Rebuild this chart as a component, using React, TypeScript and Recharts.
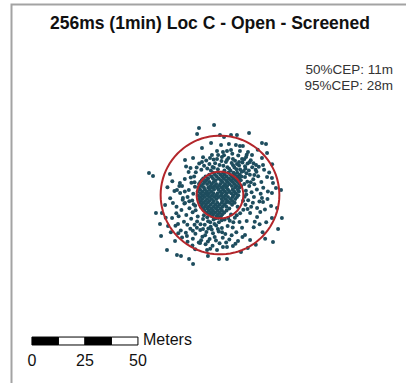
import React from 'react';
import { ScatterChart, Scatter, XAxis, YAxis, ReferenceArea } from 'recharts';

// GPS fixes, metres east / north of the mean position
const corePoints: [number, number][] = [
  [-3.2, 10.5], [-0.8, 10.5], [1.5, 10.5], [3.9, 10.5], [6.4, 10.5], [8.1, 10.5],
  [-5.1, 9.6], [-2.4, 9.6], [0.3, 9.6], [2.2, 9.6], [4.8, 9.6], [7.0, 9.6], [9.3, 9.6],
  [-6.8, 8.7], [-4.0, 8.7], [-1.5, 8.7], [1.0, 8.7], [3.1, 8.7], [5.6, 8.7], [8.2, 8.7], [10.1, 8.7],
  [-7.9, 7.8], [-5.6, 7.8], [-3.3, 7.8], [-0.6, 7.8], [1.8, 7.8], [4.2, 7.8], [6.3, 7.8], [9.0, 7.8],
  [-8.6, 7.0], [-6.4, 7.0], [-2.1, 7.0], [0.4, 7.0], [2.9, 7.0], [5.1, 7.0], [7.4, 7.0], [9.8, 7.0],
  [-9.3, 6.1], [-7.2, 6.1], [-5.0, 6.1], [-3.0, 6.1], [1.2, 6.1], [3.6, 6.1], [6.0, 6.1], [8.3, 6.1],
  [-9.9, 5.2], [-8.0, 5.2], [-6.1, 5.2], [-3.9, 5.2], [-1.8, 5.2], [0.1, 5.2], [2.4, 5.2], [4.5, 5.2], [6.9, 5.2], [9.1, 5.2],
  [-8.9, 4.3], [-4.6, 4.3], [-2.6, 4.3], [-0.5, 4.3], [1.7, 4.3], [3.4, 4.3], [5.6, 4.3], [7.9, 4.3], [10.0, 4.3],
  [-10.2, 3.5], [-7.6, 3.5], [-5.5, 3.5], [-3.5, 3.5], [-1.4, 3.5], [0.8, 3.5], [2.9, 3.5], [7.1, 3.5], [9.2, 3.5],
  [-9.4, 2.6], [-7.1, 2.6], [-4.9, 2.6], [-2.8, 2.6], [-0.7, 2.6], [1.5, 2.6], [3.7, 2.6], [6.0, 2.6], [8.4, 2.6],
  [-10.5, 1.7], [-8.3, 1.7], [-6.2, 1.7], [-4.1, 1.7], [0.2, 1.7], [2.3, 1.7], [4.4, 1.7], [6.7, 1.7], [8.9, 1.7],
  [-9.1, 0.8], [-7.0, 0.8], [-5.2, 0.8], [-3.1, 0.8], [-1.1, 0.8], [1.0, 0.8], [3.2, 0.8], [5.3, 0.8], [7.5, 0.8],
  [-10.4, -0.1], [-8.1, -0.1], [-6.0, -0.1], [-3.8, -0.1], [-1.7, -0.1], [0.5, -0.1], [2.6, -0.1], [6.3, -0.1], [8.6, -0.1],
  [-9.3, -1.0], [-7.3, -1.0], [-4.9, -1.0], [-2.7, -1.0], [-0.6, -1.0], [1.6, -1.0], [3.8, -1.0], [5.9, -1.0], [8.0, -1.0],
  [-10.1, -1.9], [-8.4, -1.9], [-6.1, -1.9], [-3.9, -1.9], [-1.6, -1.9], [0.7, -1.9], [2.7, -1.9], [4.9, -1.9], [7.2, -1.9],
  [-9.0, -2.8], [-7.0, -2.8], [-5.0, -2.8], [-2.9, -2.8], [1.4, -2.8], [3.5, -2.8], [5.8, -2.8],
  [-9.6, -3.7], [-7.8, -3.7], [-5.7, -3.7], [-3.4, -3.7], [-1.3, -3.7], [0.8, -3.7], [2.9, -3.7], [4.6, -3.7], [6.9, -3.7],
  [-8.5, -4.6], [-6.6, -4.6], [-4.4, -4.6], [-2.2, -4.6], [-0.2, -4.6], [2.0, -4.6], [5.7, -4.6],
  [-9.0, -5.5], [-7.1, -5.5], [-5.3, -5.5], [-3.0, -5.5], [-1.0, -5.5], [1.2, -5.5], [3.0, -5.5],
  [-8.0, -6.4], [-5.9, -6.4], [-4.0, -6.4], [-1.9, -6.4], [0.3, -6.4], [4.4, -6.4],
  [-7.4, -7.3], [-5.2, -7.3], [-3.3, -7.3], [-1.1, -7.3], [0.9, -7.3], [3.1, -7.3],
  [-6.2, -8.2], [-4.2, -8.2], [-2.3, -8.2], [-0.2, -8.2], [2.0, -8.2],
  [-5.0, -9.1], [-3.1, -9.1], [-1.0, -9.1], [1.1, -9.1],
  [-3.8, -10.0], [-1.6, -10.0], [0.4, -10.0],
];

const nearPoints: [number, number][] = [
  // north-east spread just outside the 50% circle
  [-7.5, 13.8], [-5.0, 14.6], [-2.9, 12.8], [-0.2, 14.2], [2.1, 11.6], [3.5, 13.1], [5.0, 11.4], [6.2, 14.0],
  [7.8, 12.1], [9.0, 13.9], [10.2, 11.0], [12.0, 12.5], [-4.3, 11.5], [0.7, 16.0], [4.0, 17.4], [7.1, 16.1],
  [8.6, 18.6], [11.4, 16.9], [13.9, 15.4], [-8.0, 17.8], [-3.0, 16.7], [1.9, 18.7], [5.8, 19.4], [12.6, 19.0],
  [15.8, 15.0], [16.2, 9.4], [14.5, 6.0], [11.5, 5.2], [12.4, 0.2], [10.9, -2.7], [13.0, -6.6], [9.5, -8.6],
  [8.3, -5.6], [7.9, -9.6], [5.2, -9.2], [3.9, -10.8], [6.3, -12.9],
  // south-west spread
  [-11.5, -7.2], [-10.8, -12.5], [-9.2, -13.8], [-7.6, -9.6], [-6.0, -10.5], [-4.6, -12.9], [-2.0, -11.0],
  [-0.8, -10.9], [0.8, -11.9], [-2.6, -13.7], [-5.5, -15.8], [-8.0, -16.0], [-10.9, -15.5], [-12.8, -16.9],
  [-7.0, -19.0], [-3.9, -16.3], [-1.0, -16.0], [1.0, -17.6], [-2.5, -19.8], [-5.7, -21.9], [-8.9, -21.3],
  [-12.8, -20.6], [-0.2, -22.8], [2.9, -22.4], [-15.4, -14.0], [-16.1, -17.8], [-13.0, -23.8], [-4.6, -25.3],
  [-11.7, -25.6], [-15.3, -22.0], [-17.9, -20.0], [-19.7, -18.0], [-23.2, -17.6],
  // west
  [-12.0, 6.0], [-13.8, 8.3], [-12.4, -4.4], [-14.5, -2.9], [-16.6, 1.6], [-17.6, -2.2], [-19.2, 4.2],
  [-13.9, 12.7], [-11.4, 10.7], [-20.6, -8.6], [-21.5, 1.9], [-24.8, 3.6], [-25.6, -10.7], [-23.6, 9.9],
  // east
  [20.4, 3.4], [22.6, 1.6], [19.2, 0.6], [21.2, -6.8], [17.5, -6.1], [15.5, -3.7], [22.4, -1.9], [23.2, 10.6],
  [18.3, 13.3], [19.8, 17.4], [17.8, 21.3], [24.6, 14.5], [15.9, -15.2], [18.7, -13.8], [20.1, -17.6],
  [10.6, -19.8], [7.3, -23.0], [13.1, -25.0], [16.9, -23.5], [21.3, -20.6],
];

const ringPoints: [number, number][] = [
  // north
  [-6.0, 12.5], [-3.5, 13.2], [-1.0, 12.1], [1.6, 13.8], [4.3, 12.4], [6.8, 13.0], [9.5, 12.0], [11.8, 13.6],
  [13.6, 11.6], [-8.8, 11.9], [-11.0, 13.0], [-2.3, 15.0], [2.8, 15.6], [5.5, 15.1], [8.0, 14.6], [10.6, 15.3],
  [13.0, 14.8], [15.2, 13.1], [-6.5, 16.3], [-9.8, 14.8], [14.5, 16.4], [16.8, 11.9], [11.2, 11.3], [12.5, 10.2],
  // east
  [11.8, 8.5], [12.9, 6.3], [14.1, 9.6], [15.7, 7.4], [13.8, 4.2], [16.2, 5.1], [18.0, 8.9], [12.2, 2.0],
  [14.9, 1.3], [17.4, 2.6], [11.6, -0.8], [13.3, -2.5], [16.0, -1.0], [18.6, -3.1], [12.0, -4.6], [14.7, -5.5],
  [11.0, -7.0], [17.2, 11.0], [19.5, 6.1], [20.8, 11.9], [19.0, -8.0], [16.4, -12.6], [21.8, -12.8],
  // south
  [-8.0, -11.3], [-5.6, -12.4], [-3.0, -11.6], [-0.5, -12.8], [2.2, -11.5], [4.6, -12.2], [7.0, -10.7],
  [-10.5, -10.1], [-7.2, -14.0], [-4.4, -15.0], [-1.8, -14.4], [0.9, -15.6], [3.6, -14.6], [6.0, -15.3],
  [9.2, -12.7], [-9.3, -16.5], [-6.4, -17.4], [-3.3, -18.0], [-0.6, -17.2], [2.5, -18.4], [-11.6, -18.3],
  [-8.3, -19.7], [-4.9, -20.8], [-1.9, -21.5], [1.3, -20.2], [4.4, -21.0], [-12.0, -14.0], [-10.0, -22.4],
  [-6.8, -23.2], [-3.5, -23.9], [7.7, -17.6], [10.4, -15.4], [12.6, -12.3], [5.5, -19.0],
  // west
  [-12.2, 8.7], [-13.5, 5.8], [-11.8, 3.9], [-14.7, 2.4], [-12.6, 0.6], [-15.3, -0.9], [-13.1, -2.6],
  [-11.7, -5.1], [-14.4, -6.2], [-16.8, -4.0], [-12.9, -8.1], [-15.9, -9.4], [-18.2, -7.1], [-13.6, -11.2],
  [-17.0, -12.6], [-19.5, -10.0], [-14.8, 10.9], [-16.6, 7.5], [-18.8, 1.0], [-20.5, -5.5], [-16.0, 13.4],
  [-21.0, -14.5], [-18.5, -16.8], [-14.0, -15.9], [-22.5, 6.5], [-23.5, -1.5],
];

const outerPoints: [number, number][] = [
  [-9.9, 31.6], [-2.8, 33.0], [-10.8, 28.8], [0.0, 28.3], [1.9, 27.4], [5.2, 28.3], [8.0, 28.3], [13.7, 29.2],
  [19.8, 24.5], [21.7, 24.1], [22.2, 19.8], [-8.5, 22.2], [-4.2, 24.5], [0.5, 23.6], [4.2, 24.1], [7.5, 23.6],
  [9.4, 23.1], [10.8, 23.1], [13.2, 20.3], [-1.4, 20.8], [1.4, 20.3], [3.3, 20.8], [5.2, 21.2], [9.4, 20.8],
  [-3.8, 18.9], [-0.9, 18.9], [-16.5, 16.5], [-12.7, 17.5], [-8.5, 15.6], [-4.7, 17.5], [-1.4, 17.0], [0.9, 17.9],
  [3.3, 16.5], [6.1, 17.0], [9.0, 15.6], [12.3, 17.9], [15.1, 18.9], [20.3, 14.2], [17.0, 14.2], [10.4, 17.0],
  [-33.5, 10.4], [-31.6, 9.0], [-30.2, -8.5], [-27.4, -8.5], [-22.2, -3.8], [-20.3, 2.4], [-18.9, 5.7],
  [-17.9, 4.2], [-17.5, -1.4], [-16.5, -3.8], [22.2, 8.5], [24.5, 8.0], [25.0, 5.7], [26.4, 3.3], [24.5, 0.9],
  [19.8, -1.4], [20.3, -3.3], [24.1, -5.2], [26.9, -6.1], [24.5, -10.8], [17.5, -10.4], [14.2, -8.5],
  [-27.8, -19.3], [-25.0, -25.9], [-20.3, -28.3], [-18.4, -28.8], [-14.6, -30.2], [-12.7, -32.5], [-5.7, -28.8],
  [-0.5, -30.2], [3.3, -30.2], [1.4, -24.5], [3.3, -24.5], [-1.4, -25.9], [-6.1, -25.9], [-9.4, -22.6],
  [-21.2, -21.7], [-15.6, -19.3], [8.5, -21.7], [11.8, -18.9], [14.2, -21.2], [25.0, -22.2], [27.4, -16.0],
  [9.9, -26.9], [6.1, -24.1], [-24.5, -14.6], [-28.3, -13.7], [-22.6, -10.8], [-19.8, -13.7], [-25.9, -4.7],
  [29.2, -10.8], [28.8, 2.4],
];

const cepLevels = [
  { label: '50%CEP', radius: 11 },
  { label: '95%CEP', radius: 28 },
];

const scaleTicks = [0, 25, 50];

const fixes = [...corePoints, ...nearPoints, ...ringPoints, ...outerPoints].map(([e, n]) => ({ e, n }));

const circleData = (r: number) =>
  Array.from({ length: 91 }, (_, i) => {
    const a = (i / 90) * Math.PI * 2;
    return { e: r * Math.cos(a), n: r * Math.sin(a) };
  });

// scale bar anchored in map metres (lower left of the frame)
const BAR_X0 = -88.7;
const BAR_Y0 = -67.0;
const BAR_Y1 = -70.75;
const BAR_STEP = 12.5;

const App = () => {
  const segments = [0, 1, 2, 3];
  return (
    <div style={{ position: 'absolute', left: 0, top: 0, width: 406, height: 383, background: '#fff', fontFamily: '"Liberation Sans", Arial, sans-serif' }}>
      <ScatterChart width={406} height={383} margin={{ top: 0, right: 0, bottom: 0, left: 0 }}>
        <XAxis type="number" dataKey="e" domain={[-103.77, 87.74]} allowDataOverflow hide />
        <YAxis type="number" dataKey="n" domain={[-88.68, 91.98]} allowDataOverflow hide />
        <Scatter
          data={fixes}
          isAnimationActive={false}
          shape={(p: any) => <circle cx={p.cx} cy={p.cy} r={2} fill="#1e4d5e" />}
        />
        {cepLevels.map((c) => (
          <Scatter
            key={c.label}
            data={circleData(c.radius)}
            isAnimationActive={false}
            line={{ stroke: '#b3262b', strokeWidth: 2 }}
            lineType="joint"
            shape={() => <g />}
          />
        ))}
        {segments.map((s) => (
          <ReferenceArea
            key={s}
            x1={BAR_X0 + s * BAR_STEP}
            x2={BAR_X0 + (s + 1) * BAR_STEP}
            y1={BAR_Y1}
            y2={BAR_Y0}
            fill={s % 2 === 0 ? '#000' : '#fff'}
            fillOpacity={1}
            stroke="#000"
            strokeWidth={1}
          />
        ))}
      </ScatterChart>
      <svg width={406} height={383} style={{ position: 'absolute', left: 0, top: 0, pointerEvents: 'none' }}>
        <polyline points="11.5,383 11.5,4.5 406,4.5" fill="none" stroke="#a3a3a3" strokeWidth={2} />
        <text x={210} y={29} textAnchor="middle" fontSize={17.5} fontWeight="bold" fill="#111">
          256ms (1min) Loc C - Open - Screened
        </text>
        {cepLevels.map((c, i) => (
          <text key={c.label} x={393} y={74 + i * 15.5} textAnchor="end" fontSize={13.5} fill="#333">
            {`${c.label}: ${c.radius}m`}
          </text>
        ))}
        <text x={143} y={345} fontSize={16} fill="#111">Meters</text>
        {scaleTicks.map((t) => (
          <text key={t} x={32 + t * 2.12} y={366} textAnchor="middle" fontSize={16} fill="#111">
            {t}
          </text>
        ))}
      </svg>
    </div>
  );
};

export default App;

*Requirements*.
Everything from the first line to the line with "XAxis, YAxis, ReferenceArea" must be repeated exactly, and nothing else. Leave the pictures out.

*The solution*.
Rebuild this chart as a component, using React, TypeScript and Recharts.
import React from 'react';
import { ScatterChart, Scatter, XAxis, YAxis, ReferenceArea } from 'recharts';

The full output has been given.